CPU Affinity Options

HEC-RAS has 3 options to choose from for performing parallel computations during unsteady flow simulation: Operating System Managed, Restricted, and Pinned..

To set this CPU option, select the Options | Program Setup | Parallelization CPU Affinity... menu item.

The dialog shown below will then allow selection of the CPU Affinity.

Operating System Managed - The operating system will choose which cores will be used (P-cores and E-cores) for the computations. Hyper-threading is also allowed.

Restricted - Computations are restricted to run only on performance cores and the operating system is free to use any or all of the performance cores available. However, the threads only run on the performance cores. The operating system is free to manage which threads run on which performance cores. This option does not allow hyper-threading. Example: 4 Solver Cores are selected for a 2D Flow Area has 4 Solver Cores on a computer with 8 hyper-threaded performance cores (i.e. 16 performance logical processors), the computations will be performed using only 4 cores at one time but may use any of 8 performance cores during the simulation.

Pinned - Computations are restricted to run only on performance cores and the maximum number of cores is limited to the user-specified value. Example, 4 Solver Cores are selected for a 2D Flow Area on a computer with 8 performance cores, the computations will be performed using the same 4 performance cores during the entire simulation.

The default option is the Restricted option which will allow threads to run only on the performance cores, but the threads are allowed to switch cores during the simulation.

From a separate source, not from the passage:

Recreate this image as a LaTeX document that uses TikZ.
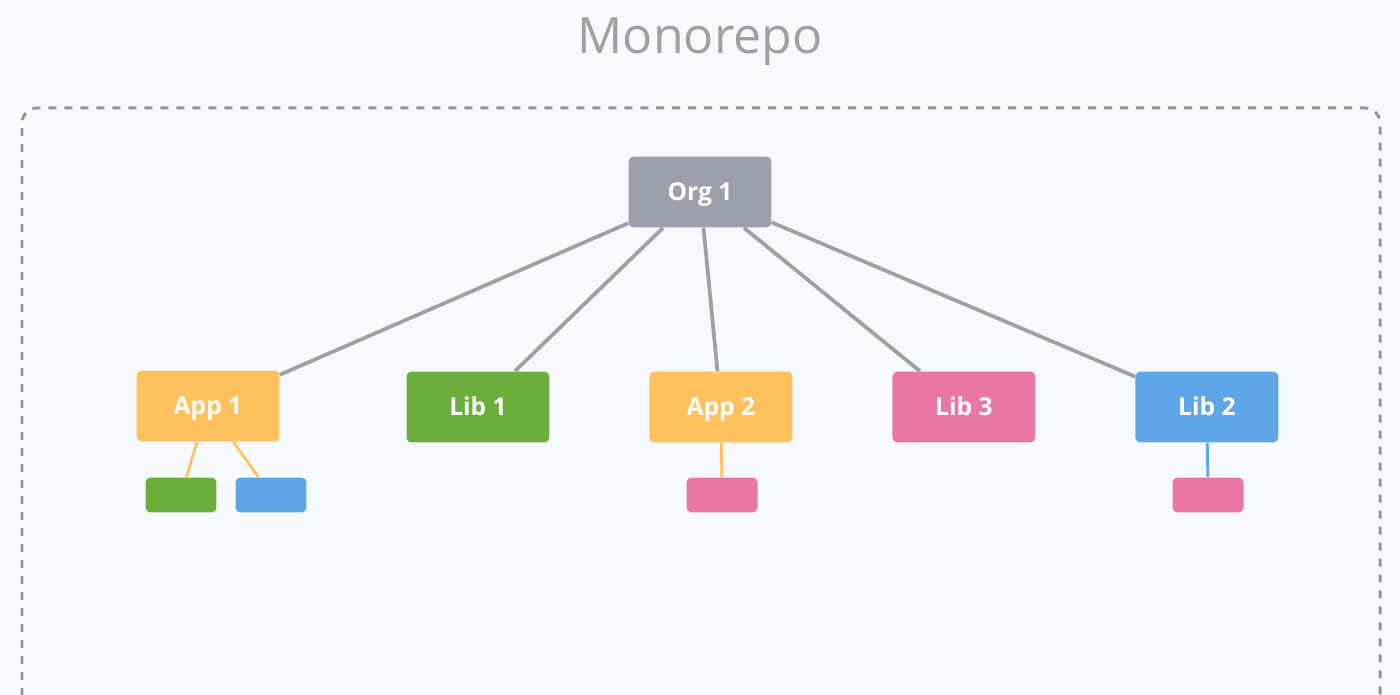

Setting the 2D Unsteady Flow Solver Cores

The maximum number of cores is set in the Unsteady Flow Analysis editor under the menu Options | Computation Options and Tolerances... and within the tab called 2D Flow Options (see image below). The default number of cores is All Available. In HEC-RAS 6.7 this option limits the number of cores to the number of performance cores, whereas in previous versions it would set the number of cores to the total number of cores. In addition, for hybrid systems, this option did not accurately capture the performance cores available. In HEC-RAS 6.7 the second row of the Parameter column is for the maximum number of Solver Cores followed by a parenthesis which contains the number of the performance and efficiency cores available on the current computer denoted by the capital P and E letters, respectively. For the example shown in the figure below, the computer has 12 performance cores and 0 efficiency cores. If the user selects 20 cores, the software will automatically limit the actual maximum number of cores to 12.

Selecting "All Available" for Solver Cores will limit computation execution to only Performance Cores (ignoring Efficiency Cores). It is suggested that he user specify the appropriate number of Solver Cores for each model.

When the simulation runs you will see messaging to inform you if you have CPU Affinity turned on, which cores are selected, and how many cores per 2D Flow Area are going to be used for the computations. As shown in the figure below, CPU Affinity has been turned on to limit computations to just the performance cores and limited to 4 cores at a time for the 2D area.

Performance

Requesting the use of "All Available" solver cores will (most likely) not result in the most efficient model run times. The overhead of distributing information across processors results in poor performance for smaller datasets. Therefore, users should optimize model runs by running a variety of scenarios with different solver cores selected. Based a limited set of test results on a computer with 8 logical processors for on a model with a range of cell sizes, the performance gains were maximized for models using 4 cores. Speed improvements given a the number of 2D cells and number solver cores is demonstrated in the figure below. For small models, 2 cores showed a marked improvement over 1 core; however, more cores resulted in reduction in performance. Only for larger models was there an increase in performance as the number of solver cores was increased.